Required work: Write the data out again exactly, dropping any images it holds.

Data:
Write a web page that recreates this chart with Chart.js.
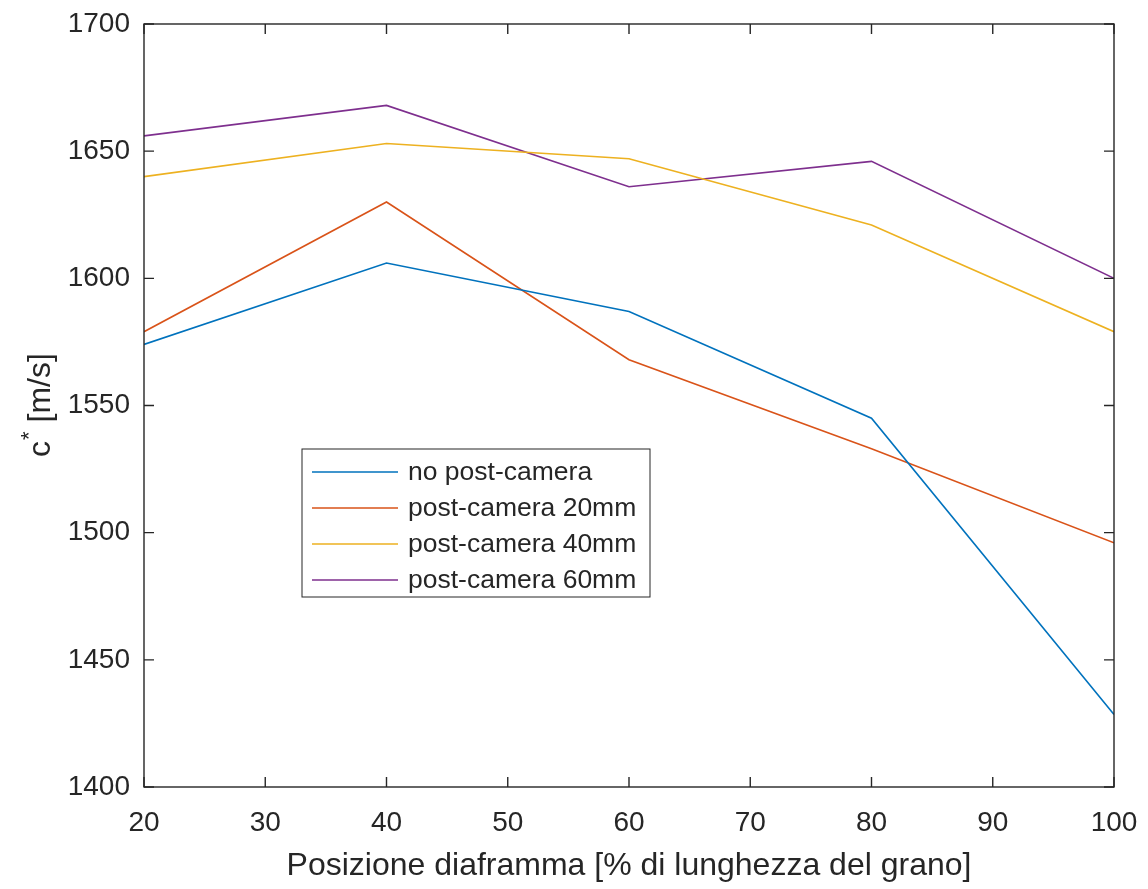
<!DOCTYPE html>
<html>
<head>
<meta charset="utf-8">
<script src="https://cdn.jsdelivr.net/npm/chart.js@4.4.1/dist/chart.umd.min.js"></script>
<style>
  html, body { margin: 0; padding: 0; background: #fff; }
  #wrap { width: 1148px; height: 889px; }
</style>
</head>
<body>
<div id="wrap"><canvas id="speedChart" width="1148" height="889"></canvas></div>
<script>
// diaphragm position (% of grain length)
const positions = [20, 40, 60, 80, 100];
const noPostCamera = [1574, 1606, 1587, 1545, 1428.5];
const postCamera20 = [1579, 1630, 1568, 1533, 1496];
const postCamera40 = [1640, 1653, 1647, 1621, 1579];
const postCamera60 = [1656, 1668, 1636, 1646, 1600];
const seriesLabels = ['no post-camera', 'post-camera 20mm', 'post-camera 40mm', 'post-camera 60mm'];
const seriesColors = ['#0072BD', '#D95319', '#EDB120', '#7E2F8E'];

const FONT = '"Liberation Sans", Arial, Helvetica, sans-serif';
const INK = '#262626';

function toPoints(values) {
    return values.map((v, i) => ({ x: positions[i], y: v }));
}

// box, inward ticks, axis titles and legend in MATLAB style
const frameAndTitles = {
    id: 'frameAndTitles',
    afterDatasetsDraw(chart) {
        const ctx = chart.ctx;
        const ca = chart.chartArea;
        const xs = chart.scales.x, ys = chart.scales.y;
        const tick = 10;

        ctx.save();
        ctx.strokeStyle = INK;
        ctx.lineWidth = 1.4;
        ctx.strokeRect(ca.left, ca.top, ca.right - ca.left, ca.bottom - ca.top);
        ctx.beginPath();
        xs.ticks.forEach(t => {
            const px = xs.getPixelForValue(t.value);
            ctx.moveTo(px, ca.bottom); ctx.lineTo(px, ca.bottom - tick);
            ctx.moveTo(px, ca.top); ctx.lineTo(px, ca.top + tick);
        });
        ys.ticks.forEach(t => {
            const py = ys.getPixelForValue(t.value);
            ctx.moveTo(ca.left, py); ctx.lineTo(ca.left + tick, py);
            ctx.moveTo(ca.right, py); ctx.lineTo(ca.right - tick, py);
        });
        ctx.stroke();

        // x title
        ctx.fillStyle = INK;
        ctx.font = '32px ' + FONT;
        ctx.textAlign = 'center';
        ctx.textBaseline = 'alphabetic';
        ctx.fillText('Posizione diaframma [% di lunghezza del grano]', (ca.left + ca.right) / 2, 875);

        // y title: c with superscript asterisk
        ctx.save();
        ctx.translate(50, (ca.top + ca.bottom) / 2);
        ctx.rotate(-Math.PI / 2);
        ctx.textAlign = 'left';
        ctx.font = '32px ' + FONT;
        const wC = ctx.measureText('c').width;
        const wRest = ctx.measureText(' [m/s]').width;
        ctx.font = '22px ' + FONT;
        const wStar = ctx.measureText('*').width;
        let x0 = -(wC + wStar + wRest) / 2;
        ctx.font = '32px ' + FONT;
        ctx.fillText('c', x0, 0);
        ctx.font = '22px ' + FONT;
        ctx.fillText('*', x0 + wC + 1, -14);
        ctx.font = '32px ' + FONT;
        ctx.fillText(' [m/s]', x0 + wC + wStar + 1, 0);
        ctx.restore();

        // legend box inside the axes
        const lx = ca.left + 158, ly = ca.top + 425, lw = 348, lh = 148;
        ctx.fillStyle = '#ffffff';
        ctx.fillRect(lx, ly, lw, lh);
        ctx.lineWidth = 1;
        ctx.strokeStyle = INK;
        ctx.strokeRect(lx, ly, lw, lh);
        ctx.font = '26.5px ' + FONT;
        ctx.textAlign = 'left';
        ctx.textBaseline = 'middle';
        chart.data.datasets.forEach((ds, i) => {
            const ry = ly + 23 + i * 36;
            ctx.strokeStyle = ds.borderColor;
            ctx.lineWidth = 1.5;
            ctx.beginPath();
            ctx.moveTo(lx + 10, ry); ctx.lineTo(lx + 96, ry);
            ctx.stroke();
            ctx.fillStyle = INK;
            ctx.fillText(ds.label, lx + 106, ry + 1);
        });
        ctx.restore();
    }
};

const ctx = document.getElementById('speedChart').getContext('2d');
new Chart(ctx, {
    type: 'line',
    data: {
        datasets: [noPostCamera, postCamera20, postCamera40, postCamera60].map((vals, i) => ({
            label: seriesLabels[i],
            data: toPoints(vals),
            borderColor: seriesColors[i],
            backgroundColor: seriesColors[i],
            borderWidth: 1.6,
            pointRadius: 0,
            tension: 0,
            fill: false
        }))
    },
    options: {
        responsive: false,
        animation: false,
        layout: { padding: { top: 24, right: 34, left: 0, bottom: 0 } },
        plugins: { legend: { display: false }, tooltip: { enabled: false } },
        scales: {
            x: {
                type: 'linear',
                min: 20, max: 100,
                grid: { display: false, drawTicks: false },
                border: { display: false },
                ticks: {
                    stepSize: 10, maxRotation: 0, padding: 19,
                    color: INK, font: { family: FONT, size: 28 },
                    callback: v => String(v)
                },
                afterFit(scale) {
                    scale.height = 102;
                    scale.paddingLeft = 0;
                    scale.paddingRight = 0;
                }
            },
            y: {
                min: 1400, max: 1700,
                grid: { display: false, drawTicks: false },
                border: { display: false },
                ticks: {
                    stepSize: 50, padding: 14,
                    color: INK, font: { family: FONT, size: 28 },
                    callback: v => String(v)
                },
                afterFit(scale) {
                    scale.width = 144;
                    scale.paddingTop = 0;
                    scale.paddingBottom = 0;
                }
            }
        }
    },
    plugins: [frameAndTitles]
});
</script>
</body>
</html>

Answer to this exercise:
Write a web page that recreates this chart with Chart.js.
<!DOCTYPE html>
<html>
<head>
<meta charset="utf-8">
<script src="https://cdn.jsdelivr.net/npm/chart.js@4.4.1/dist/chart.umd.min.js"></script>
<style>
  html, body { margin: 0; padding: 0; background: #fff; }
  #wrap { width: 1148px; height: 889px; }
</style>
</head>
<body>
<div id="wrap"><canvas id="speedChart" width="1148" height="889"></canvas></div>
<script>
// diaphragm position (% of grain length)
const positions = [20, 40, 60, 80, 100];
const noPostCamera = [1574, 1606, 1587, 1545, 1428.5];
const postCamera20 = [1579, 1630, 1568, 1533, 1496];
const postCamera40 = [1640, 1653, 1647, 1621, 1579];
const postCamera60 = [1656, 1668, 1636, 1646, 1600];
const seriesLabels = ['no post-camera', 'post-camera 20mm', 'post-camera 40mm', 'post-camera 60mm'];
const seriesColors = ['#0072BD', '#D95319', '#EDB120', '#7E2F8E'];

const FONT = '"Liberation Sans", Arial, Helvetica, sans-serif';
const INK = '#262626';

function toPoints(values) {
    return values.map((v, i) => ({ x: positions[i], y: v }));
}

// box, inward ticks, axis titles and legend in MATLAB style
const frameAndTitles = {
    id: 'frameAndTitles',
    afterDatasetsDraw(chart) {
        const ctx = chart.ctx;
        const ca = chart.chartArea;
        const xs = chart.scales.x, ys = chart.scales.y;
        const tick = 10;

        ctx.save();
        ctx.strokeStyle = INK;
        ctx.lineWidth = 1.4;
        ctx.strokeRect(ca.left, ca.top, ca.right - ca.left, ca.bottom - ca.top);
        ctx.beginPath();
        xs.ticks.forEach(t => {
            const px = xs.getPixelForValue(t.value);
            ctx.moveTo(px, ca.bottom); ctx.lineTo(px, ca.bottom - tick);
            ctx.moveTo(px, ca.top); ctx.lineTo(px, ca.top + tick);
        });
        ys.ticks.forEach(t => {
            const py = ys.getPixelForValue(t.value);
            ctx.moveTo(ca.left, py); ctx.lineTo(ca.left + tick, py);
            ctx.moveTo(ca.right, py); ctx.lineTo(ca.right - tick, py);
        });
        ctx.stroke();

        // x title
        ctx.fillStyle = INK;
        ctx.font = '32px ' + FONT;
        ctx.textAlign = 'center';
        ctx.textBaseline = 'alphabetic';
        ctx.fillText('Posizione diaframma [% di lunghezza del grano]', (ca.left + ca.right) / 2, 875);

        // y title: c with superscript asterisk
        ctx.save();
        ctx.translate(50, (ca.top + ca.bottom) / 2);
        ctx.rotate(-Math.PI / 2);
        ctx.textAlign = 'left';
        ctx.font = '32px ' + FONT;
        const wC = ctx.measureText('c').width;
        const wRest = ctx.measureText(' [m/s]').width;
        ctx.font = '22px ' + FONT;
        const wStar = ctx.measureText('*').width;
        let x0 = -(wC + wStar + wRest) / 2;
        ctx.font = '32px ' + FONT;
        ctx.fillText('c', x0, 0);
        ctx.font = '22px ' + FONT;
        ctx.fillText('*', x0 + wC + 1, -14);
        ctx.font = '32px ' + FONT;
        ctx.fillText(' [m/s]', x0 + wC + wStar + 1, 0);
        ctx.restore();

        // legend box inside the axes
        const lx = ca.left + 158, ly = ca.top + 425, lw = 348, lh = 148;
        ctx.fillStyle = '#ffffff';
        ctx.fillRect(lx, ly, lw, lh);
        ctx.lineWidth = 1;
        ctx.strokeStyle = INK;
        ctx.strokeRect(lx, ly, lw, lh);
        ctx.font = '26.5px ' + FONT;
        ctx.textAlign = 'left';
        ctx.textBaseline = 'middle';
        chart.data.datasets.forEach((ds, i) => {
            const ry = ly + 23 + i * 36;
            ctx.strokeStyle = ds.borderColor;
            ctx.lineWidth = 1.5;
            ctx.beginPath();
            ctx.moveTo(lx + 10, ry); ctx.lineTo(lx + 96, ry);
            ctx.stroke();
            ctx.fillStyle = INK;
            ctx.fillText(ds.label, lx + 106, ry + 1);
        });
        ctx.restore();
    }
};

const ctx = document.getElementById('speedChart').getContext('2d');
new Chart(ctx, {
    type: 'line',
    data: {
        datasets: [noPostCamera, postCamera20, postCamera40, postCamera60].map((vals, i) => ({
            label: seriesLabels[i],
            data: toPoints(vals),
            borderColor: seriesColors[i],
            backgroundColor: seriesColors[i],
            borderWidth: 1.6,
            pointRadius: 0,
            tension: 0,
            fill: false
        }))
    },
    options: {
        responsive: false,
        animation: false,
        layout: { padding: { top: 24, right: 34, left: 0, bottom: 0 } },
        plugins: { legend: { display: false }, tooltip: { enabled: false } },
        scales: {
            x: {
                type: 'linear',
                min: 20, max: 100,
                grid: { display: false, drawTicks: false },
                border: { display: false },
                ticks: {
                    stepSize: 10, maxRotation: 0, padding: 19,
                    color: INK, font: { family: FONT, size: 28 },
                    callback: v => String(v)
                },
                afterFit(scale) {
                    scale.height = 102;
                    scale.paddingLeft = 0;
                    scale.paddingRight = 0;
                }
            },
            y: {
                min: 1400, max: 1700,
                grid: { display: false, drawTicks: false },
                border: { display: false },
                ticks: {
                    stepSize: 50, padding: 14,
                    color: INK, font: { family: FONT, size: 28 },
                    callback: v => String(v)
                },
                afterFit(scale) {
                    scale.width = 144;
                    scale.paddingTop = 0;
                    scale.paddingBottom = 0;
                }
            }
        }
    },
    plugins: [frameAndTitles]
});
</script>
</body>
</html>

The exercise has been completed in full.